What could be the reason behind the successful execution of the code in the while loop in between the two SaslAuthenticationException?

int nConsecutiveRuntimeExc = 0;
        while (eventQueue.isEmpty()) {
            boolean doPoll = true;
            // can wait for 100 ms; throws InterruptedException:
            try {
                checkSpaceInMessageQueueAndPauseFetching (false);
            }
            catch (IllegalStateException e) {
                logger.warn ("runPollLoop(): " + e.getLocalizedMessage());
                // no space, could not pause - do not call poll
                doPoll = false;
            }
            if (doPoll) {
                try {
                    final long now = System.currentTimeMillis();
                    final long timeBetweenPolls = now -lastPollTimestamp;
                    if (lastPollTimestamp > 0) {
                        // this is not the first 'poll'
                        if (timeBetweenPolls >= maxPollIntervalMs) {
                            logger.warn("Kafka client did'nt poll often enaugh for messages. "  //$NON-NLS-1$
                                    + "Maximum time between two polls is currently " + maxPollIntervalMs //$NON-NLS-1$
                                    + " milliseconds.
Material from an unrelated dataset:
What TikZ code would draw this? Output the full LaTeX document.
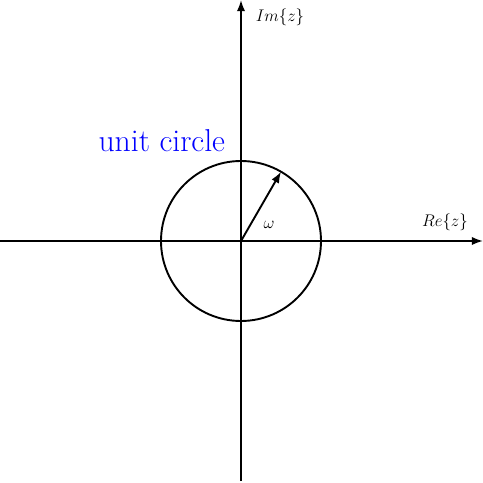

Consider to set consumer property '" //$NON-NLS-1$
                                    + ConsumerConfig.MAX_POLL_INTERVAL_MS_CONFIG + "' to a value higher than " + timeBetweenPolls); //$NON-NLS-1$
                        }
                    }
                    lastPollTimestamp = System.currentTimeMillis();
                    EnqueResult r = pollAndEnqueue (pollTimeout, throttleSleepMillis > 0l);
                    final int nMessages = r.getNumRecords();
                    final long nQueuedBytes = r.getSumTotalSize();
                    final Level l = Level.DEBUG;
                    //                    final Level l = DEBUG_LEVEL;
                    if (logger.isEnabledFor (l) && nMessages > 0) {
                        logger.log (l, MsgFormatter.format ("{0,number,#} records with total {1,number,#}/{2,number,#}/{3,number,#} bytes (key/value/sum) fetched and enqueued",
                                nMessages, r.getSumKeySize(), r.getSumValueSize(), nQueuedBytes));
                    }
                    tryAdjustMinFreeMemory (nQueuedBytes, nMessages);
                    nConsecutiveRuntimeExc = 0;
                    nPendingMessages.setValue (messageQueue.size());
                    if (throttleSleepMillis > 0l) {
                        synchronized (throttledPollWaitMonitor) {
                            throttledPollWaitMonitor.wait (throttleSleepMillis);
                        }
                    }
                } catch (SerializationException e) {
                    // The default deserializers of the operator do not 
                    // throw SerializationException, but custom deserializers may throw...
                    // cannot do anything else at the moment
                    // (may be possible to handle this in future Kafka releases
                    // https://issues.apache.org/jira/browse/KAFKA-4740)
                    throw e;
                } catch (Exception e) {
                    // catches also 'java.io.IOException: Broken pipe' when SSL is used
                    logger.warn ("Exception caugt: " + e, e);
                    if (++nConsecutiveRuntimeExc >= 50) {
                        logger.error (e);
                        throw new KafkaOperatorRuntimeException ("Consecutive number of exceptions too high (50).", e);
                    }
                    logger.info ("Going to sleep for 100 ms before next poll ...");
                    Thread.sleep (100l);
                }
            }
        }
ghost commented 4 years ago

I can reproduce this behaviour (I used SASL_PLAIN). Obviously, the SASL authentication happens asynchronous with the consumer.poll invocations. As long as the SASL client state is not FAILED, consumer.poll returns without throwing an exception.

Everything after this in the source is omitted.